When the going gets tough, the tough get going. And no one is tougher than our nation’s Veterans. Many have found when they transition back to civilian life, it’s a tough economy,  and job openings are scarce. So they create their own jobs and jobs for others.

A study done by the Small Business Administration (SBA) found that veterans with 20-plus years of service had higher rates of self-employment. Veteran business owners possess military training that develops organizational skills and risk-tolerance. Veterans are at least 45 percent more likely to take the plunge into entrepreneurship than people with no active-duty military experience. Another added benefit, Veteran business owners tend to hire veterans.

Veteran Todd Fisher, the founder of two successful Yardley, PA based technology companies, agrees. In addition to the electronics and communication technology training he received as a signals officer in the Army, he learned other lessons that helped him run his two businesses. Fisher gives credit for the success of his companies, MobileMD and Intraprise Solutions, to his military training. His company employs 66 people, and of his first  11 employees, nine were veterans.
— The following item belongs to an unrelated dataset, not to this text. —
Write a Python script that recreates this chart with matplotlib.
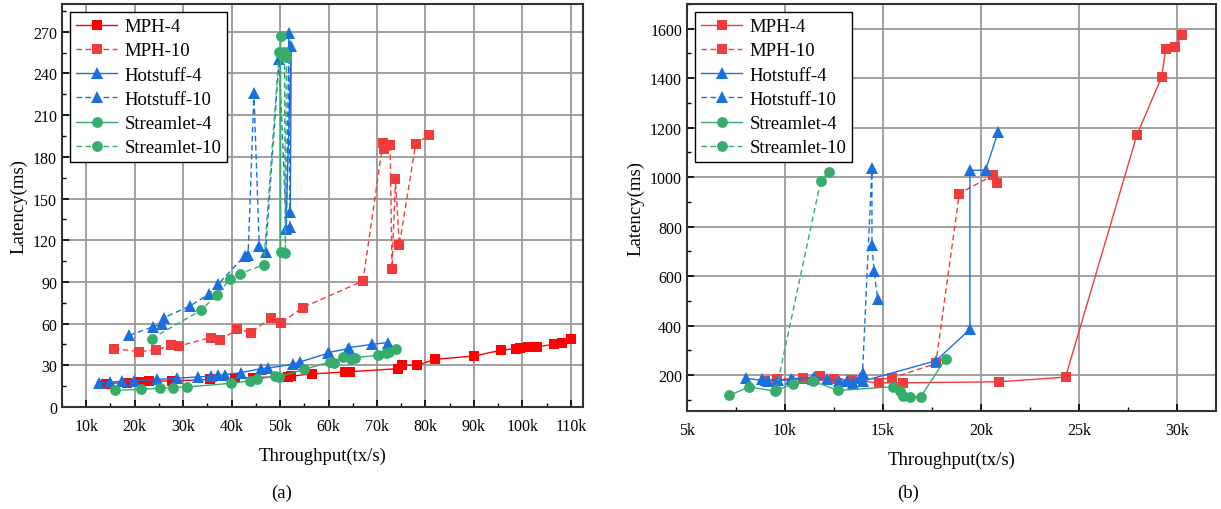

Several significant financial, mentoring and resources are available for veteran business owners. Service-disabled veteran-owned business owners have access to federal contract set-asides, a reserve of public contracts awarded to a minority or small business enterprise.

Among the additional resources for veteran business owners and service disabled veteran business owners are:

  • The SBA’s Veteran-Owned Business Programs , which include the Patriot Express Loan initiative for  veterans and members of the military community wanting to establish or expand small businesses, and the Operation Boots to Business initiative.
  • The VA Accelerator,  an online learning environment of eight curricula and five programs that focus on entrepreneurship, franchise ownership and employment.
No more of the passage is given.